De wetgever maakt tot slot sinds 1 juli 2014 onderscheid tussen een servicekosten en nutsvoorzieningen met individuele meter (N.M.I.M.). Servicekosten zijn alle andere vergoedingen voor zaken en diensten die geleverd worden in verband met de bewoning van de woonruimte. Dat zijn onder meer energiekosten voor de gemeenschappelijke ruimten en installaties, de kosten van glazenwassers en huismeesters, etc. de huurcommissie mag de redelijkheid van een voorschot voor de servicekosten niet langer beoordelen.
Beide (service)kostencategorieën kunnen op redelijkheid worden getoetst door de huurcommissie als er sprake is van een sociale huurwoning. Bij geliberaliseerde huur is de huurcommissie niet bevoegd deze kosten te toetsen. De wijze waarop de toetsing gebeurt ligt vast in het Beleidsboek servicekosten en nutsvoorzieningen (www.huurcommissie.nl). Voorheen kon ook het voorschot van alle servicekosten worden beoordeeld: nu kan alleen het voorschot voor de kosten van nutsvoorzieningen met een individuele meter getoetst worden door de huurcommissie. Toetsing van het voorschot met betrekking tot servicekosten is dus niet meer mogelijk.

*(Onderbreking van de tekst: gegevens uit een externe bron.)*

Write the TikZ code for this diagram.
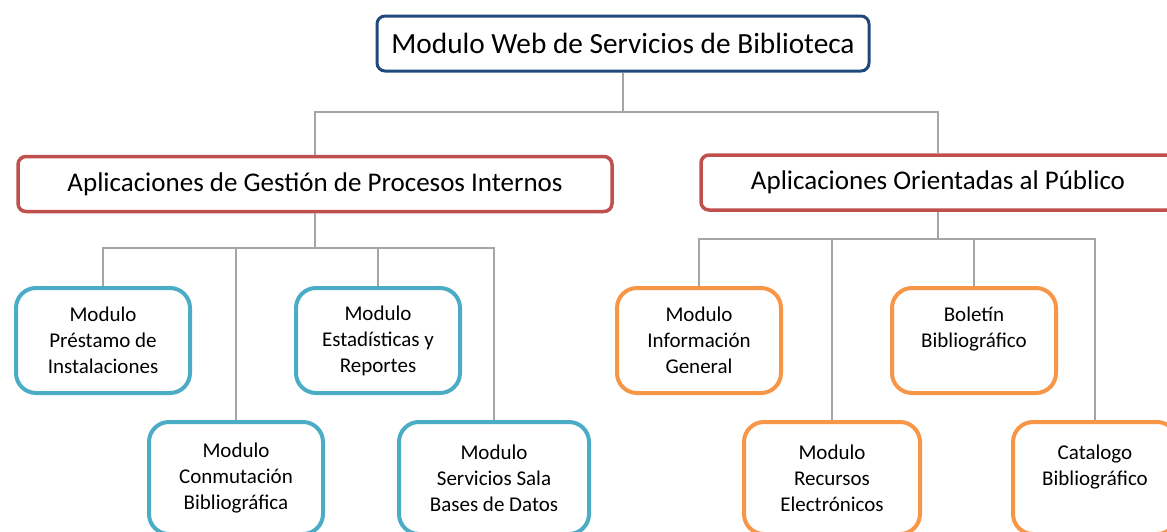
\documentclass[tikz,border=0pt]{standalone}
\usepackage{fontspec}
\setmainfont{Carlito}
\definecolor{blueC}{RGB}{31,73,125}
\definecolor{redC}{RGB}{192,80,77}
\definecolor{tealC}{RGB}{75,172,198}
\definecolor{orangeC}{RGB}{247,150,70}
\definecolor{lineC}{RGB}{165,165,165}
\tikzset{
  hdr/.style={draw=#1, line width=3.5pt, rounded corners=8pt, inner sep=0pt,
    minimum height=55pt, font=\fontsize{27}{33}\selectfont, text=black},
  modbox/.style={draw=#1, line width=4pt, rounded corners=20pt, inner sep=0pt,
    align=center, font=\fontsize{21}{26}\selectfont, text=black},
  conn/.style={draw=lineC, line width=2pt}
}
\begin{document}
\begin{tikzpicture}[x=1pt,y=-1pt]
\useasboundingbox (0,0) rectangle (1167,531);
\clip (0,0) rectangle (1167,531);
\fill[white] (0,0) rectangle (1167,531);
% headers
\node[hdr=blueC, minimum width=492pt, line width=3pt, font=\fontsize{29.3}{35}\selectfont] (top) at (623,43.5) {Modulo Web de Servicios de Biblioteca};
\node[hdr=redC, minimum width=594pt] (left) at (315,184) {Aplicaciones de Gestión de Procesos Internos};
\node[hdr=redC, minimum width=474pt] (right) at (938,182.5) {Aplicaciones Orientadas al Público};
% bus coordinates
\coordinate (bus0) at (623,112);
\coordinate (busL) at (315,248);
\coordinate (busR) at (938,239);
% modules
\node[modbox=tealC, minimum width=174pt, minimum height=105pt] (prest) at (103,340.5) {Modulo\\Préstamo de\\Instalaciones};
\node[modbox=tealC, minimum width=164pt, minimum height=105pt] (estad) at (378,340.5) {Modulo\\Estadísticas y\\Reportes};
\node[modbox=tealC, minimum width=174pt, minimum height=112pt] (conm) at (236,478) {Modulo\\Conmutación\\Bibliográfica};
\node[modbox=tealC, minimum width=190pt, minimum height=112pt] (serv) at (494,478) {Modulo\\Servicios Sala\\Bases de Datos};
\node[modbox=orangeC, minimum width=164pt, minimum height=105pt] (info) at (699,340.5) {Modulo\\Información\\General};
\node[modbox=orangeC, minimum width=164pt, minimum height=105pt] (bole) at (974,340.5) {Boletín\\Bibliográfico\\\mbox{}};
\node[modbox=orangeC, minimum width=176pt, minimum height=112pt] (recu) at (832,478) {Modulo\\Recursos\\Electrónicos};
\node[modbox=orangeC, minimum width=164pt, minimum height=112pt] (cata) at (1095,478) {Catalogo\\Bibliográfico\\\mbox{}};
% connectors
\draw[conn] (top.south) -- (bus0) -| (left.north);
\draw[conn] (bus0) -| (right.north);
\draw[conn] (left.south) -- (busL) -| (prest.north);
\draw[conn] (busL) -| (conm.north);
\draw[conn] (busL) -| (estad.north);
\draw[conn] (busL) -| (serv.north);
\draw[conn] (right.south) -- (busR) -| (info.north);
\draw[conn] (busR) -| (recu.north);
\draw[conn] (busR) -| (bole.north);
\draw[conn] (busR) -| (cata.north);
\end{tikzpicture}
\end{document}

Ten aanzien van de levering van warmte geldt hier echter een merkwaardigheid. Ten eerste is het onduidelijk of de Huurcommissie überhaupt bevoegd is te oordelen over warmtelevering omdat de Warmtewet een eigen geschillenregeling kent. De huurcommissie acht zichzelf echter wel bevoegd als de verhuurder en leverancier dezelfde partij is. Hoe de kantonrechter daar desgevraagd over zal oordelen is nog niet bekend. Daarnaast schrijft Warmtewet voor dat als de kosten onder de maximumprijs liggen, deze ook redelijk zijn. Aanpassing van de afrekening is dus niet mogelijk op basis van de Warmtewet. In het Beleidsboek van de Huurcommissie staat echter dat het voorschot en de afrekening van warmte wordt beoordeeld mede op basis van de bepalingen uit de Warmtewet. Welke andere factoren een rol kunnen en mogen spelen is echter volstrekt onduidelijk, maar de Huurcommissie wil duidelijk ruimte hebben voor redelijkheidsoordelen als een systeem bijvoorbeeld aantoonbaar verouderd is. Derde punt van onduidelijkheid is de regeling bij storingen en gebreken vanwege verwarmings- en comfortklachten. Storingen aan de warmtevoorziening vallen soms onder de compensatieregeling die in de Warmtewet is opgenomen en soms onder de huurrechtelijk gebrekenregeling zodat dan huurprijsvermindering gevraagd kan worden. Als adequate verwarming niet mogelijk is, kan dat immers een ernstig gebrek opleveren op grond waarvan een aanzienlijke huurprijsvermindering kan worden toegekend. Welke regeling van toepassing is, zal veelal een technische beoordeling zijn waarbij met name van belang is of het probleem in het collectie gedeelte zit (het warmtenet) of de binneninstallatie. Duidelijk is echter wel geworden dat de Huurcommissie ook huurprijsvermindering toekent als dit op basis van de Warmtewet onder de compensatieregeling zou moeten vallen. In dat geval mist de gebrekenregeling mijns inziens toepassing omdat er geen gebrek aan het gehuurde is. Dan is het zaak binnen 8 weken na het oordeel van de huurcommissie de kantonrechter om een oordeel te vragen.